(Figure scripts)
******************************

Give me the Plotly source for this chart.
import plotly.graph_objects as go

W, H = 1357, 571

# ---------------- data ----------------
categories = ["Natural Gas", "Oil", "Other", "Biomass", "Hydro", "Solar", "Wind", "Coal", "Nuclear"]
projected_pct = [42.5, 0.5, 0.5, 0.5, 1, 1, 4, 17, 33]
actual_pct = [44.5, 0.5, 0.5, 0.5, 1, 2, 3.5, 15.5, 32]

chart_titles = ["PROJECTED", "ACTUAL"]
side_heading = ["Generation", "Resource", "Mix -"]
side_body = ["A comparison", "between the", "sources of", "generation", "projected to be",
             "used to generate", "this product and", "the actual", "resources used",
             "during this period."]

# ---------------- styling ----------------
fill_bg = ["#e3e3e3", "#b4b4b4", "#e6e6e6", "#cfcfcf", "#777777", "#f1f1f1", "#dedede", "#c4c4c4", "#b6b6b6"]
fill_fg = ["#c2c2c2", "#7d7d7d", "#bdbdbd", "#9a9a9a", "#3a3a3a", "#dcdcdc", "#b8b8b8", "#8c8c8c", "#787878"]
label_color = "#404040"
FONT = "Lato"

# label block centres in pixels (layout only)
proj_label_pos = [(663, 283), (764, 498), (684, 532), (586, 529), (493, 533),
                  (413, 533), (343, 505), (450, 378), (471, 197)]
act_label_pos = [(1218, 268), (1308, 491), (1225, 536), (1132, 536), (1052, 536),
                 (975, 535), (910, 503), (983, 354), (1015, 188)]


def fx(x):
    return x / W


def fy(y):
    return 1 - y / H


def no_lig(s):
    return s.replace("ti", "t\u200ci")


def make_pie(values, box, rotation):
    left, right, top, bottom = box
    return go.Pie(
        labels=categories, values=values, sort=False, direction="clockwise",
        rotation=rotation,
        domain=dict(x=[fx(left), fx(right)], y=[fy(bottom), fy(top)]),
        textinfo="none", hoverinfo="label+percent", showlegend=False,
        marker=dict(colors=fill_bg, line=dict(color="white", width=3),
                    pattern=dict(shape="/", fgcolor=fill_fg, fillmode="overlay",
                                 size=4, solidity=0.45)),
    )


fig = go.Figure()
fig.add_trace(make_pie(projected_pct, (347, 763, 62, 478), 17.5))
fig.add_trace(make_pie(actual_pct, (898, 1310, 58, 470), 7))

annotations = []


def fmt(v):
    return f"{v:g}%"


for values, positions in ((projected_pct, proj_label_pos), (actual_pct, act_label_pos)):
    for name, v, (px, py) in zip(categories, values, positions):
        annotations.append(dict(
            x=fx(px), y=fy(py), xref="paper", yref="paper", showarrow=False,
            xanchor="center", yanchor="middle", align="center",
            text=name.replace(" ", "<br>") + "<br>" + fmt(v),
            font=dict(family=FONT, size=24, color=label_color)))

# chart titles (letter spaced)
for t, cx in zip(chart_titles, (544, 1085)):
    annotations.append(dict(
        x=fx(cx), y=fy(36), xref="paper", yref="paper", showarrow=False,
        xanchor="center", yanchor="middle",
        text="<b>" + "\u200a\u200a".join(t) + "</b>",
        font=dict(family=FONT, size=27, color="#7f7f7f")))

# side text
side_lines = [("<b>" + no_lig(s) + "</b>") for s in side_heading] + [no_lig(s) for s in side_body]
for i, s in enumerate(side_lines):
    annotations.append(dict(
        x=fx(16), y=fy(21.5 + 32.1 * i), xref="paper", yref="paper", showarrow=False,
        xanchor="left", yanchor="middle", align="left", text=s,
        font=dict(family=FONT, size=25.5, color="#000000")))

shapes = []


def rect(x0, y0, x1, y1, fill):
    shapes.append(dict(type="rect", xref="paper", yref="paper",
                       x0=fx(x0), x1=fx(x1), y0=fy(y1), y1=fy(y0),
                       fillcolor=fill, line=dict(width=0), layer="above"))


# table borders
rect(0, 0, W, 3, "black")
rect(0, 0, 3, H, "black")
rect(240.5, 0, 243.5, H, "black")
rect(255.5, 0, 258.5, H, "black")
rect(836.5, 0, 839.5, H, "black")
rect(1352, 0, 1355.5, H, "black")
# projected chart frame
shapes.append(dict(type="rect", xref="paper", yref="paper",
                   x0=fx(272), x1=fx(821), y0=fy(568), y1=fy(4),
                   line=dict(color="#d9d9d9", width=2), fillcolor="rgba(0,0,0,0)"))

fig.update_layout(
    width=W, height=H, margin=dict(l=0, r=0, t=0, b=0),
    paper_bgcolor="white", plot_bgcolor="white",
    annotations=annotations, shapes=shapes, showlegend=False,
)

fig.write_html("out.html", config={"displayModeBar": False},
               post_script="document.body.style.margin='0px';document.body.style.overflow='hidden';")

******************************

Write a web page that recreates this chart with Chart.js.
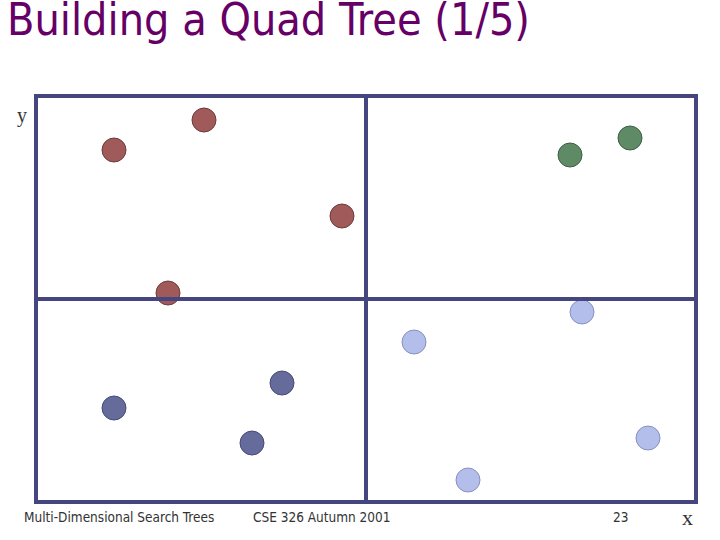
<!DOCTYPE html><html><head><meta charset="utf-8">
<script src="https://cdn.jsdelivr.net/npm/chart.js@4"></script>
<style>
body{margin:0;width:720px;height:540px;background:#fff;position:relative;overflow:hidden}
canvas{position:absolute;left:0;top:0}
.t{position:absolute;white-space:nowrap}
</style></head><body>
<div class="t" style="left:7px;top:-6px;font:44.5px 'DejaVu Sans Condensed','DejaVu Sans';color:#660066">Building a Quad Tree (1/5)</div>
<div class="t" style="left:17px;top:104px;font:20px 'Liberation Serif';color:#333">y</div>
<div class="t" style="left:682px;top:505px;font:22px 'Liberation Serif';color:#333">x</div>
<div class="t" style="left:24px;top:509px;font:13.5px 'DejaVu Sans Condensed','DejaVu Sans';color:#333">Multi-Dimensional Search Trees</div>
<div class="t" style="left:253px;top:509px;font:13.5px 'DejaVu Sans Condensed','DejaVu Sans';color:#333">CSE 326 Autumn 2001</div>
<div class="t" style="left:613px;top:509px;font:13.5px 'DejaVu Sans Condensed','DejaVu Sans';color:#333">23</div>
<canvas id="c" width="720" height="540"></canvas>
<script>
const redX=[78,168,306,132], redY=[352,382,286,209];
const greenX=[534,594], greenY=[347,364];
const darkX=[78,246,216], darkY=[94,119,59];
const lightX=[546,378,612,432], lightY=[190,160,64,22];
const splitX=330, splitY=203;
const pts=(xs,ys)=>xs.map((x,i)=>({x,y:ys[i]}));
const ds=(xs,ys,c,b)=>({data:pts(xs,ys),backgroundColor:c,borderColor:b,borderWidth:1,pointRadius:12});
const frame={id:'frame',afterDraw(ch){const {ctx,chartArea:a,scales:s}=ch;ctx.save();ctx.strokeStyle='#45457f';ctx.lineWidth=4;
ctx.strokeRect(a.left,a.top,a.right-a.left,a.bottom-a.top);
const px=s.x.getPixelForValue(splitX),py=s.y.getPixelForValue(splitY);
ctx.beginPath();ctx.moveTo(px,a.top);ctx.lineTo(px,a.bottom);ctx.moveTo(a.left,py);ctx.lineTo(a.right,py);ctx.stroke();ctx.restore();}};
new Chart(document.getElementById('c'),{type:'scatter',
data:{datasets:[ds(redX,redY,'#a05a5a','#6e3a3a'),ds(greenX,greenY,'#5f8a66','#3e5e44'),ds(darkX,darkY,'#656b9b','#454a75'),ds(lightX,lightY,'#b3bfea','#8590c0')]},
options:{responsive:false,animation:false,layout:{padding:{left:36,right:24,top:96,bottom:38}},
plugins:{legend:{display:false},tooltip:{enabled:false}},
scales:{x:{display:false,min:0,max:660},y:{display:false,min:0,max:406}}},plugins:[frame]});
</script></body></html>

******************************

*BRIEF*
Begin at the line that has "Give me the Plotly source for this chart."; stop after the line that has "actual_pct = [44.5, 0.5, 0.5, 0.5, 1, 2, 3.5, 15.5, 32]". Copy every line in that span exactly.

*COMPLETED TASK*
Give me the Plotly source for this chart.
import plotly.graph_objects as go

W, H = 1357, 571

# ---------------- data ----------------
categories = ["Natural Gas", "Oil", "Other", "Biomass", "Hydro", "Solar", "Wind", "Coal", "Nuclear"]
projected_pct = [42.5, 0.5, 0.5, 0.5, 1, 1, 4, 17, 33]
actual_pct = [44.5, 0.5, 0.5, 0.5, 1, 2, 3.5, 15.5, 32]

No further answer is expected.